Arya is also focused on being No One, more importantly on not being Arya of House Stark. Yet she is still the night wolf, and her experiences with the cats of Braavos prove she cannot leave her identity wholly behind. As well, she remains a Stark. Her bravery is beyond question, she is learning to speak truth while hiding her innermost thoughts, and in learning to follow the FM learns a valuable in leadership.

As for judgment, she remembers a lesson learned from her father early in life:

The girl was not sorry, though. Dareon had been a deserter from the Night’s Watch; he deserved to die.

Last we see Sansa she is poised for the next phase, possibly one that will bring some moral ambiguity through her continued association with Petyr Baelish, but one that seems to be moving her closer to home, to Winterfell. Her sister as well is moving on to a new phase. Her conflict is clear as she is about to begin an unknown apprenticeship under the auspices of the Faceless Men. But it’s also clear that she is unable to fully abandon her true self and her memories of home.

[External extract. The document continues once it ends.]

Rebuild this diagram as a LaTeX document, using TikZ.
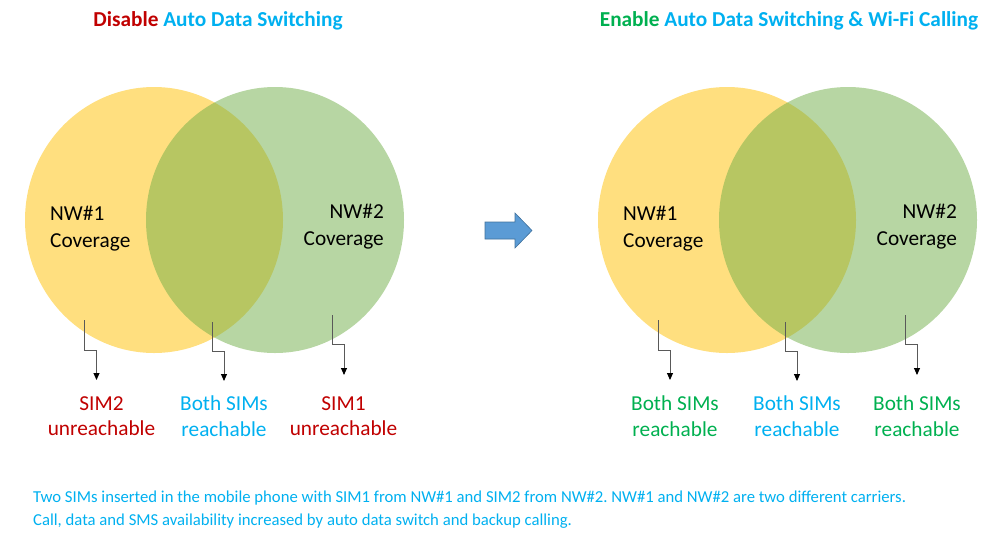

The sun and the moon, the shield and the sword do not exist without each other but move in concert, each complementing the other. So do these sisters. To paraphrase the words of GRRM: they have issues to work out, but they need each other. One day we hope they will meet again to prove that the solidarity of sisterhood can overcome even the most diametrically different personalities.